— begin Material to process —
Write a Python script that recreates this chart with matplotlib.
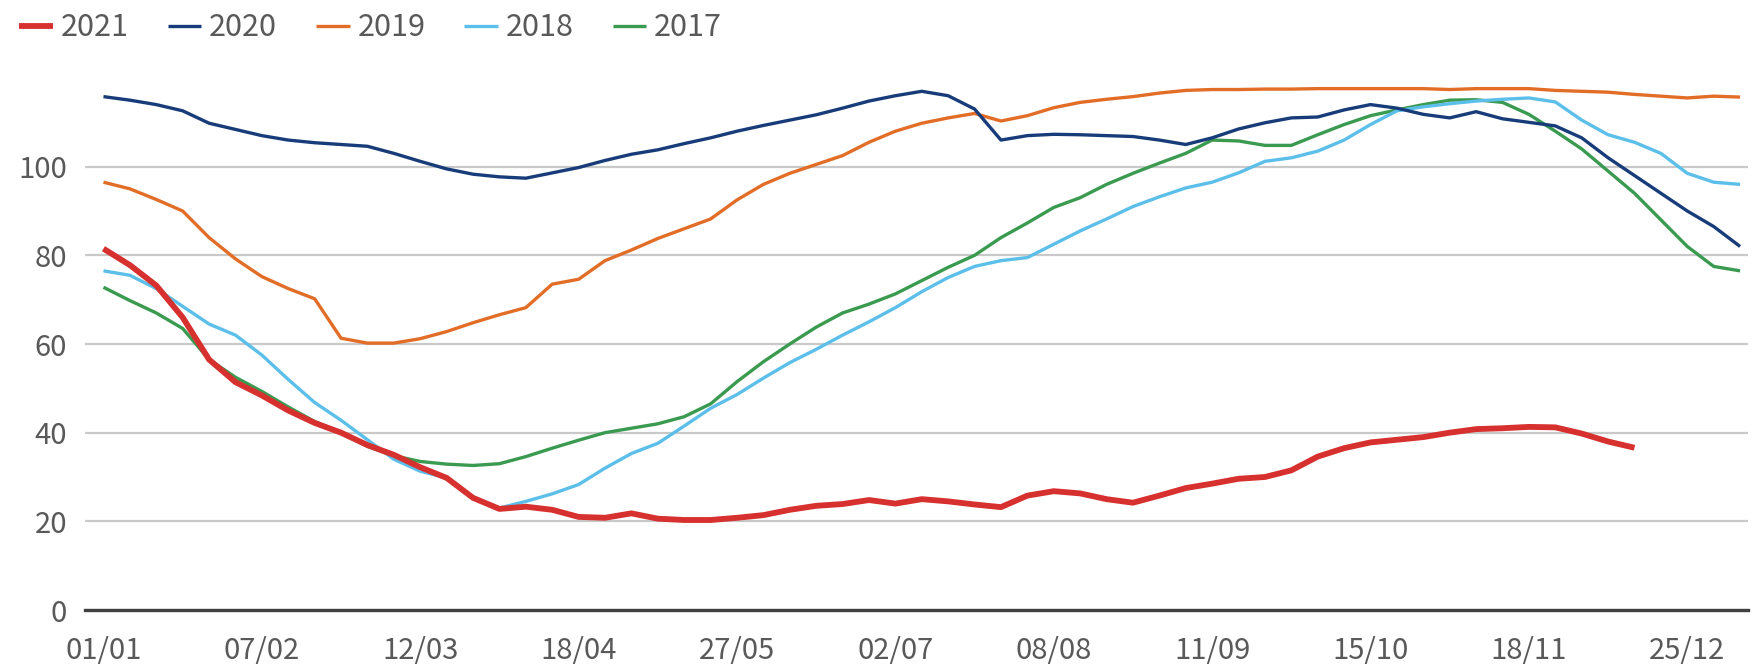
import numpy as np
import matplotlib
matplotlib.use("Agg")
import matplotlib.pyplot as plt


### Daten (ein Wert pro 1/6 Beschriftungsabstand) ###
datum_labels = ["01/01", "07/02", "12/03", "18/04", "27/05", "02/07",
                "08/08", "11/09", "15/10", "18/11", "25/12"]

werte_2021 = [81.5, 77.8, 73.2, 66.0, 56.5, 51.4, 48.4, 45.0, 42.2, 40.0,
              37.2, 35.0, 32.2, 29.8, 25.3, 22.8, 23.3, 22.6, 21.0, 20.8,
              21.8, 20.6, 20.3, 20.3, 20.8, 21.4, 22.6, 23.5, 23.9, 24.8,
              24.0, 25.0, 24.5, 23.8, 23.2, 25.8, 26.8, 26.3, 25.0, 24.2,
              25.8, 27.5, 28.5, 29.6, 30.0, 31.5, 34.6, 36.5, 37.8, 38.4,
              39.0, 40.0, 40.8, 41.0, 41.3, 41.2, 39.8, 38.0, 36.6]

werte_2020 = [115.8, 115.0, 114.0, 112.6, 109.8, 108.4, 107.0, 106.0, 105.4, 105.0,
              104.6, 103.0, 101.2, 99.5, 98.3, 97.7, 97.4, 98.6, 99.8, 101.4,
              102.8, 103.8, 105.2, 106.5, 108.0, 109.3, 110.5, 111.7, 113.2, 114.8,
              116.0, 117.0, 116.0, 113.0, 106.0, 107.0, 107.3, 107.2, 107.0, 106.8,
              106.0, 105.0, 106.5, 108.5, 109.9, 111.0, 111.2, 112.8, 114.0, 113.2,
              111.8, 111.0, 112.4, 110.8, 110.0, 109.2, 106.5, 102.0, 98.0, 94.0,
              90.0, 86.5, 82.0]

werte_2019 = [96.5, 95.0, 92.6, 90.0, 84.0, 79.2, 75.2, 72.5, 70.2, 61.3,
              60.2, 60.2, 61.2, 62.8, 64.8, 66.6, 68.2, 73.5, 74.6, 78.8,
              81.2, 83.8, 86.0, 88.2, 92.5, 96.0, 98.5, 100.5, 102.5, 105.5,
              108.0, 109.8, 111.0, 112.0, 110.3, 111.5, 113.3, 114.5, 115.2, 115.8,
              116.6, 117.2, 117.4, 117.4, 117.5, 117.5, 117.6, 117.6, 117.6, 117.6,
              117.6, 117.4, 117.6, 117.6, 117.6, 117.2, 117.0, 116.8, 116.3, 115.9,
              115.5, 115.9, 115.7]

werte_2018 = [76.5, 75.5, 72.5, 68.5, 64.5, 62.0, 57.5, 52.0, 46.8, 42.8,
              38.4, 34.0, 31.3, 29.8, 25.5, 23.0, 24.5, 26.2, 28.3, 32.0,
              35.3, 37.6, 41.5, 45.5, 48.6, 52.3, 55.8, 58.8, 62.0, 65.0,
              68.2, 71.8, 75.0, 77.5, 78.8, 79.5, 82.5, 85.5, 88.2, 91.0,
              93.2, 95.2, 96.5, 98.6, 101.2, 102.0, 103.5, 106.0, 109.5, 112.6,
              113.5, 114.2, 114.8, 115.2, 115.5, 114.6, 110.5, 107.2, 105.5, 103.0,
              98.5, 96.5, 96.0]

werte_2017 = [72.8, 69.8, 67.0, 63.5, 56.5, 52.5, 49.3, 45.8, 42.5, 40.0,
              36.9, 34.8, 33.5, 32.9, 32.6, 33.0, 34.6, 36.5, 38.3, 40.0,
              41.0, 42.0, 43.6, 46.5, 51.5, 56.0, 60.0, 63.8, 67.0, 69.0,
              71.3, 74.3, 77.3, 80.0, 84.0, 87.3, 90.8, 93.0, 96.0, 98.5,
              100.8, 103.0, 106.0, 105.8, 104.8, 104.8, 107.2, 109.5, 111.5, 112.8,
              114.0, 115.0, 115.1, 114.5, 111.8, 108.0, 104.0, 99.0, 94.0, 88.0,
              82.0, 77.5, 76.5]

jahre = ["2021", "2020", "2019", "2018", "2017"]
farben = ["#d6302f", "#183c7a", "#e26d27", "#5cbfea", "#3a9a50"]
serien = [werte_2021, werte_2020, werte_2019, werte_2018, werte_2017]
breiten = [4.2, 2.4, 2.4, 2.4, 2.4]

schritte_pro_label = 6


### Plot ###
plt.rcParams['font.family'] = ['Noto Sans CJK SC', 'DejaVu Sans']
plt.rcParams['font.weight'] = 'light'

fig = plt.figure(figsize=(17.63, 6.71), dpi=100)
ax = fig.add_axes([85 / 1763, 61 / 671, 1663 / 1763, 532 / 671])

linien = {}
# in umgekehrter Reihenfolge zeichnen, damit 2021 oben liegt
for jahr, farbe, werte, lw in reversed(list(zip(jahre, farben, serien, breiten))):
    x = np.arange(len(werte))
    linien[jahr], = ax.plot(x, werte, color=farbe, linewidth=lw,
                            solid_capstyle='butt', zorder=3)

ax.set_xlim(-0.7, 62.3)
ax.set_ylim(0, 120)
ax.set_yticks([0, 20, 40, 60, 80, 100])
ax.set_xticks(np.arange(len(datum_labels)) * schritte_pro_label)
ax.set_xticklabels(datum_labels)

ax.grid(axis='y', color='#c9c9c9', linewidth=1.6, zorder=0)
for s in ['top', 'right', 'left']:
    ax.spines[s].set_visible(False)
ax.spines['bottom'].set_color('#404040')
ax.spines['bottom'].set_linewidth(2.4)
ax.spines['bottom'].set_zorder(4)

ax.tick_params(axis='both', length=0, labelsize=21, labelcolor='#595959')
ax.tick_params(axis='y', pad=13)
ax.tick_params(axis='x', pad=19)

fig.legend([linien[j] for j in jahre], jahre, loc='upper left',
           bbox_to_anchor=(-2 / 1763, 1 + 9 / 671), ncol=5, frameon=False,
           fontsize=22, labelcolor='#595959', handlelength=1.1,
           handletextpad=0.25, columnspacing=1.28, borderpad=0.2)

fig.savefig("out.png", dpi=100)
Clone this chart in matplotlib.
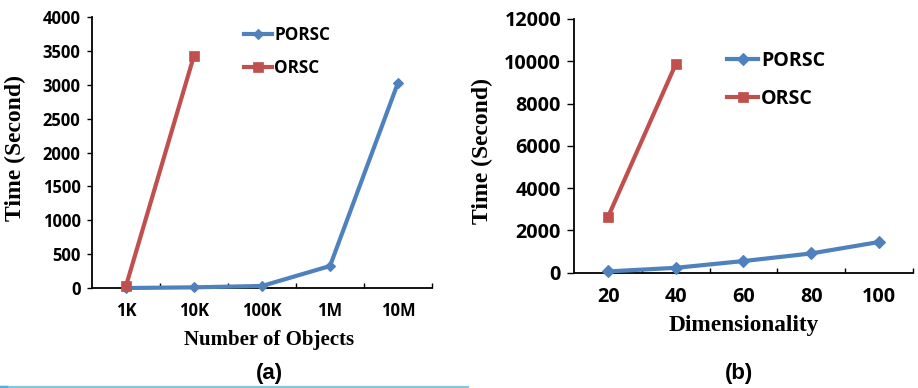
— end Material to process —
== Exercise details ==
An exact transcription of all the entries is required, without the pictures.

== Answer below ==
Write a Python script that recreates this chart with matplotlib.
import numpy as np
import matplotlib
matplotlib.use("Agg")
import matplotlib.pyplot as plt


### Daten (ein Wert pro 1/6 Beschriftungsabstand) ###
datum_labels = ["01/01", "07/02", "12/03", "18/04", "27/05", "02/07",
                "08/08", "11/09", "15/10", "18/11", "25/12"]

werte_2021 = [81.5, 77.8, 73.2, 66.0, 56.5, 51.4, 48.4, 45.0, 42.2, 40.0,
              37.2, 35.0, 32.2, 29.8, 25.3, 22.8, 23.3, 22.6, 21.0, 20.8,
              21.8, 20.6, 20.3, 20.3, 20.8, 21.4, 22.6, 23.5, 23.9, 24.8,
              24.0, 25.0, 24.5, 23.8, 23.2, 25.8, 26.8, 26.3, 25.0, 24.2,
              25.8, 27.5, 28.5, 29.6, 30.0, 31.5, 34.6, 36.5, 37.8, 38.4,
              39.0, 40.0, 40.8, 41.0, 41.3, 41.2, 39.8, 38.0, 36.6]

werte_2020 = [115.8, 115.0, 114.0, 112.6, 109.8, 108.4, 107.0, 106.0, 105.4, 105.0,
              104.6, 103.0, 101.2, 99.5, 98.3, 97.7, 97.4, 98.6, 99.8, 101.4,
              102.8, 103.8, 105.2, 106.5, 108.0, 109.3, 110.5, 111.7, 113.2, 114.8,
              116.0, 117.0, 116.0, 113.0, 106.0, 107.0, 107.3, 107.2, 107.0, 106.8,
              106.0, 105.0, 106.5, 108.5, 109.9, 111.0, 111.2, 112.8, 114.0, 113.2,
              111.8, 111.0, 112.4, 110.8, 110.0, 109.2, 106.5, 102.0, 98.0, 94.0,
              90.0, 86.5, 82.0]

werte_2019 = [96.5, 95.0, 92.6, 90.0, 84.0, 79.2, 75.2, 72.5, 70.2, 61.3,
              60.2, 60.2, 61.2, 62.8, 64.8, 66.6, 68.2, 73.5, 74.6, 78.8,
              81.2, 83.8, 86.0, 88.2, 92.5, 96.0, 98.5, 100.5, 102.5, 105.5,
              108.0, 109.8, 111.0, 112.0, 110.3, 111.5, 113.3, 114.5, 115.2, 115.8,
              116.6, 117.2, 117.4, 117.4, 117.5, 117.5, 117.6, 117.6, 117.6, 117.6,
              117.6, 117.4, 117.6, 117.6, 117.6, 117.2, 117.0, 116.8, 116.3, 115.9,
              115.5, 115.9, 115.7]

werte_2018 = [76.5, 75.5, 72.5, 68.5, 64.5, 62.0, 57.5, 52.0, 46.8, 42.8,
              38.4, 34.0, 31.3, 29.8, 25.5, 23.0, 24.5, 26.2, 28.3, 32.0,
              35.3, 37.6, 41.5, 45.5, 48.6, 52.3, 55.8, 58.8, 62.0, 65.0,
              68.2, 71.8, 75.0, 77.5, 78.8, 79.5, 82.5, 85.5, 88.2, 91.0,
              93.2, 95.2, 96.5, 98.6, 101.2, 102.0, 103.5, 106.0, 109.5, 112.6,
              113.5, 114.2, 114.8, 115.2, 115.5, 114.6, 110.5, 107.2, 105.5, 103.0,
              98.5, 96.5, 96.0]

werte_2017 = [72.8, 69.8, 67.0, 63.5, 56.5, 52.5, 49.3, 45.8, 42.5, 40.0,
              36.9, 34.8, 33.5, 32.9, 32.6, 33.0, 34.6, 36.5, 38.3, 40.0,
              41.0, 42.0, 43.6, 46.5, 51.5, 56.0, 60.0, 63.8, 67.0, 69.0,
              71.3, 74.3, 77.3, 80.0, 84.0, 87.3, 90.8, 93.0, 96.0, 98.5,
              100.8, 103.0, 106.0, 105.8, 104.8, 104.8, 107.2, 109.5, 111.5, 112.8,
              114.0, 115.0, 115.1, 114.5, 111.8, 108.0, 104.0, 99.0, 94.0, 88.0,
              82.0, 77.5, 76.5]

jahre = ["2021", "2020", "2019", "2018", "2017"]
farben = ["#d6302f", "#183c7a", "#e26d27", "#5cbfea", "#3a9a50"]
serien = [werte_2021, werte_2020, werte_2019, werte_2018, werte_2017]
breiten = [4.2, 2.4, 2.4, 2.4, 2.4]

schritte_pro_label = 6


### Plot ###
plt.rcParams['font.family'] = ['Noto Sans CJK SC', 'DejaVu Sans']
plt.rcParams['font.weight'] = 'light'

fig = plt.figure(figsize=(17.63, 6.71), dpi=100)
ax = fig.add_axes([85 / 1763, 61 / 671, 1663 / 1763, 532 / 671])

linien = {}
# in umgekehrter Reihenfolge zeichnen, damit 2021 oben liegt
for jahr, farbe, werte, lw in reversed(list(zip(jahre, farben, serien, breiten))):
    x = np.arange(len(werte))
    linien[jahr], = ax.plot(x, werte, color=farbe, linewidth=lw,
                            solid_capstyle='butt', zorder=3)

ax.set_xlim(-0.7, 62.3)
ax.set_ylim(0, 120)
ax.set_yticks([0, 20, 40, 60, 80, 100])
ax.set_xticks(np.arange(len(datum_labels)) * schritte_pro_label)
ax.set_xticklabels(datum_labels)

ax.grid(axis='y', color='#c9c9c9', linewidth=1.6, zorder=0)
for s in ['top', 'right', 'left']:
    ax.spines[s].set_visible(False)
ax.spines['bottom'].set_color('#404040')
ax.spines['bottom'].set_linewidth(2.4)
ax.spines['bottom'].set_zorder(4)

ax.tick_params(axis='both', length=0, labelsize=21, labelcolor='#595959')
ax.tick_params(axis='y', pad=13)
ax.tick_params(axis='x', pad=19)

fig.legend([linien[j] for j in jahre], jahre, loc='upper left',
           bbox_to_anchor=(-2 / 1763, 1 + 9 / 671), ncol=5, frameon=False,
           fontsize=22, labelcolor='#595959', handlelength=1.1,
           handletextpad=0.25, columnspacing=1.28, borderpad=0.2)

fig.savefig("out.png", dpi=100)
Clone this chart in matplotlib.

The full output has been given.